Territorial production in Latin America has historically been understood as the outcome of two dominant social logics: the market and the state. In recent decades, however, a third rationality—the logic of necessity—has become central to urbanization processes. From the articulation between market dynamics and necessity emerges the informal land market, now one of the primary mechanisms through which low-income populations access urban land. Its persistence is closely associated with regulatory frameworks that privilege higher-income sectors, reinforcing institutional barriers to formal housing provision and encouraging irregular land transactions and occupation practices. In spatial terms, these dynamics have fostered patterns of continuous peripheral expansion.

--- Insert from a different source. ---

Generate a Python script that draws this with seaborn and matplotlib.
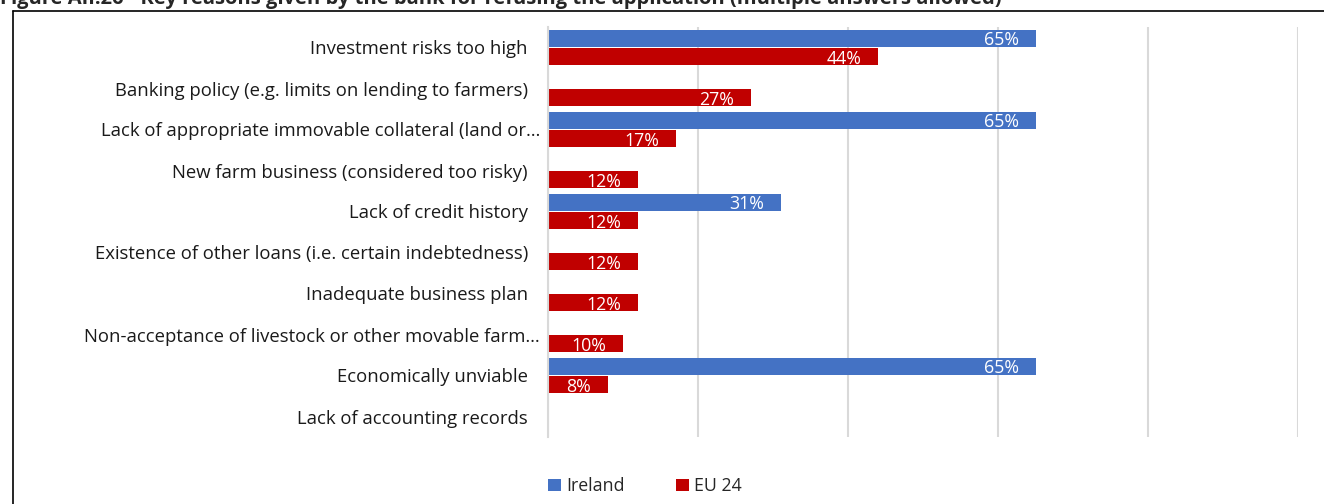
import matplotlib.pyplot as plt
import seaborn as sns
import pandas as pd
from matplotlib.lines import Line2D
from matplotlib.transforms import ScaledTranslation

# chart data
reasons = [
    'Investment risks too high',
    'Banking policy (e.g. limits on lending to farmers)',
    'Lack of appropriate immovable collateral (land or…',
    'New farm business (considered too risky)',
    'Lack of credit history',
    'Existence of other loans (i.e. certain indebtedness)',
    'Inadequate business plan',
    'Non-acceptance of livestock or other movable farm…',
    'Economically unviable',
    'Lack of accounting records',
]
ireland = [65, 0, 65, 0, 31, 0, 0, 0, 65, 0]
eu24 = [44, 27, 17, 12, 12, 12, 12, 10, 8, 0]
groups = ['Ireland', 'EU 24']
colors = ['#4472C4', '#C00000']
title = ('Figure AII.26 - Key reasons given by the bank for refusing the '
         'application (multiple answers allowed)')

df = pd.DataFrame({
    'Reason': reasons * 2,
    'Group': [groups[0]] * len(reasons) + [groups[1]] * len(reasons),
    'Value': ireland + eu24,
})

sns.set_theme(style='white')
plt.rcParams['font.family'] = ['Open Sans', 'DejaVu Sans']

W, H = 1324, 504
fig = plt.figure(figsize=(W / 100, H / 100), dpi=100)
ax = fig.add_axes([548 / W, 1 - 437 / H, 750 / W, 410 / H])

sns.barplot(data=df, y='Reason', x='Value', hue='Group', hue_order=groups,
            palette=colors, saturation=1, orient='h', width=0.88, gap=0.1,
            linewidth=0, legend=False, ax=ax)

ax.set_xlim(0, 100)
ax.set_xticks(range(0, 101, 20))
ax.set_xticklabels([])
ax.grid(axis='x', color='#d9d9d9', lw=1.5)
ax.grid(axis='y', visible=False)
ax.set_xlabel('')
ax.set_ylabel('')
for side in ['top', 'right', 'bottom']:
    ax.spines[side].set_visible(False)
ax.spines['left'].set_color('#d9d9d9')
ax.spines['left'].set_linewidth(1.5)
ax.tick_params(axis='y', length=0, pad=14.4, labelsize=13.3, labelcolor='#1a1a1a')
ax.tick_params(axis='x', length=0)

# truncated labels sit a bit closer to the axis
for lab in ax.get_yticklabels():
    if lab.get_text().endswith('…'):
        lab.set_transform(lab.get_transform() + ScaledTranslation(12 / 100, 0, fig.dpi_scale_trans))

# value labels inside bar ends
for cont, vals in zip(ax.containers, [ireland, eu24]):
    labels = [f'{v}%' if v > 0 else '' for v in vals]
    texts = ax.bar_label(cont, labels=labels, padding=-12, color='white', fontsize=12.8)
    for t in texts:
        t.set_ha('right')
        t.set_va('center_baseline')

fig.legend(ax.containers, groups, loc='center', bbox_to_anchor=(645 / W, 1 - 486 / H),
           ncol=2, frameon=False, fontsize=12.8, handlelength=0.7, handleheight=0.7,
           handletextpad=0.3, columnspacing=2.9)

# title (cut at the top like the source) and frame
fig.text(0, 1 - 4 / H, title, fontweight='bold', fontsize=14.5, ha='left', va='baseline')
y_top = 1 - 10.5 / H
x_left = 12.5 / W
fig.add_artist(Line2D([x_left, x_left], [0, y_top], color='black', lw=1.2))
fig.add_artist(Line2D([x_left, 1], [y_top, y_top], color='black', lw=1.2))

fig.savefig('out.png', dpi=100)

This article examines the land occupation and production processes structuring urban growth in the peri-urban areas of the Santiago district in Cusco, Peru. Within a context of urban–rural transition and limited regulatory enforcement, expansion is shaped by communal decisions regarding progressive land subdivision and informal parceling practices, producing territorially and socially fragmented urban formations.
The research adopts a qualitative case study design developed in three methodological phases: (1) a morphological and cartographic analysis of subdivision patterns on communal land; (2) a review of municipal planning instruments and regulatory frameworks, complemented by direct field observation; and (3) in-depth interviews with communal leaders, land purchasers, and local actors involved in land commercialization. This approach enables the identification of the agents, rationalities, and practices that structure peri-urban expansion and materially configure the urban fabric.
Findings indicate that expansion results not merely from spontaneous occupation but from organized market-oriented processes driven by local actors operating as intermediaries and de facto territorial configurators. In Santiago, urban production precedes formal planning, generating fragmented morphologies and infrastructural deficits. The periphery thus emerges as an actively produced territory shaped by communal and market logics.